TO: That's as you said, going back to media, because one of the things that was always fascinating for me was the idea that as our culture sits in front of movie screens and TV sets they get through this series of different physical changes and emotional changes and why we choose to do that and how we create that in the media structure because we need it. So what is happening, how is that fulfilled and how does the audience create it or is it created for the audience and that's feedback? It was really just exploration of this: Why are we attracted to these traumatic situations? The crying dolls were the first. For some reason the doll also had this kind of scale. That became quite interesting and it's also for me about media, because that is something that quite obviously happens in the TV. So, anyway, I am going off, maybe you have some other comment because I could just keep going .

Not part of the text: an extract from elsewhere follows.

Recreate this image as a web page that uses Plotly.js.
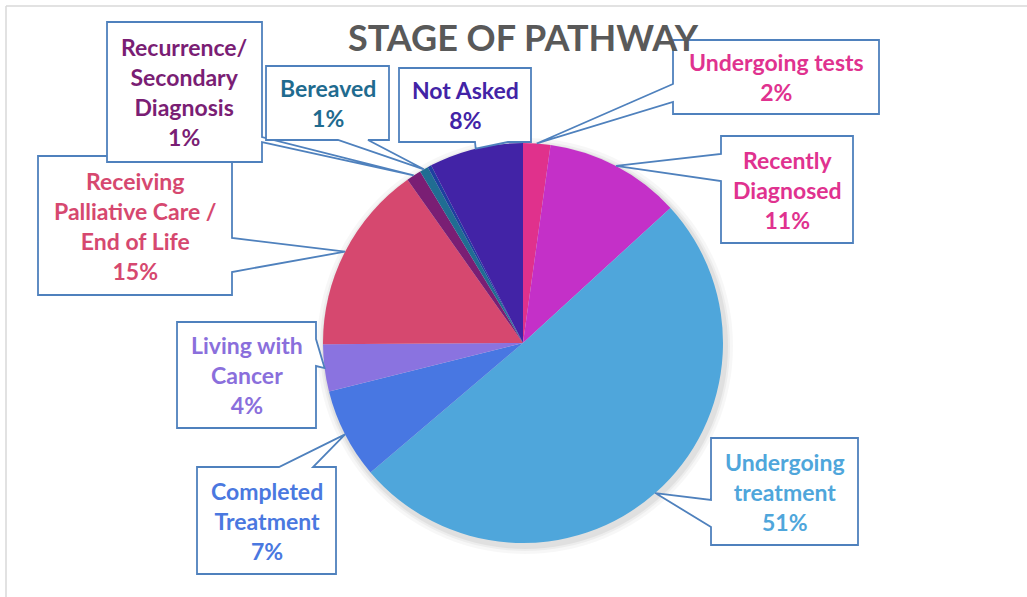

SR: I think these different levels that you use creating your work is what makes them so intense. You create really intense situations for the viewers and it kind of comes together: The intense situation that this other person, this dummy is in and your own situation. It's a projecting process, like back and forth. Then, when you create these domestic environments that's another level with these flowered sofas and everything. They are upside down, they are turned and the people who appear within them are in a state of confusion, fear. So everything collides and collapses in a way. I was wondering, because it can be read as a kind of a media critique and on the other hand you do the same as TV, as media, you manipulate, very strongly in a way. For example a friend of mine told me that one of your dummies for Salzburg came back in her dreams!

TO: Oh no!

SR: So it was a really strong image for her, like in a bad dream! So how do you feel about manipulating, do you intend it ?

TO: I hope that it goes beyond that, you know, beyond just manipulation, because that's one of the things I find are detestable about, let's say, somebody like Spielberg who makes you cry on command. If there is just a particular frame in the movie you're gonna go "Oh, it's so sad", you know. But hopefully these works go beyond that so that people can get into some other dialogue with why that's happening to them.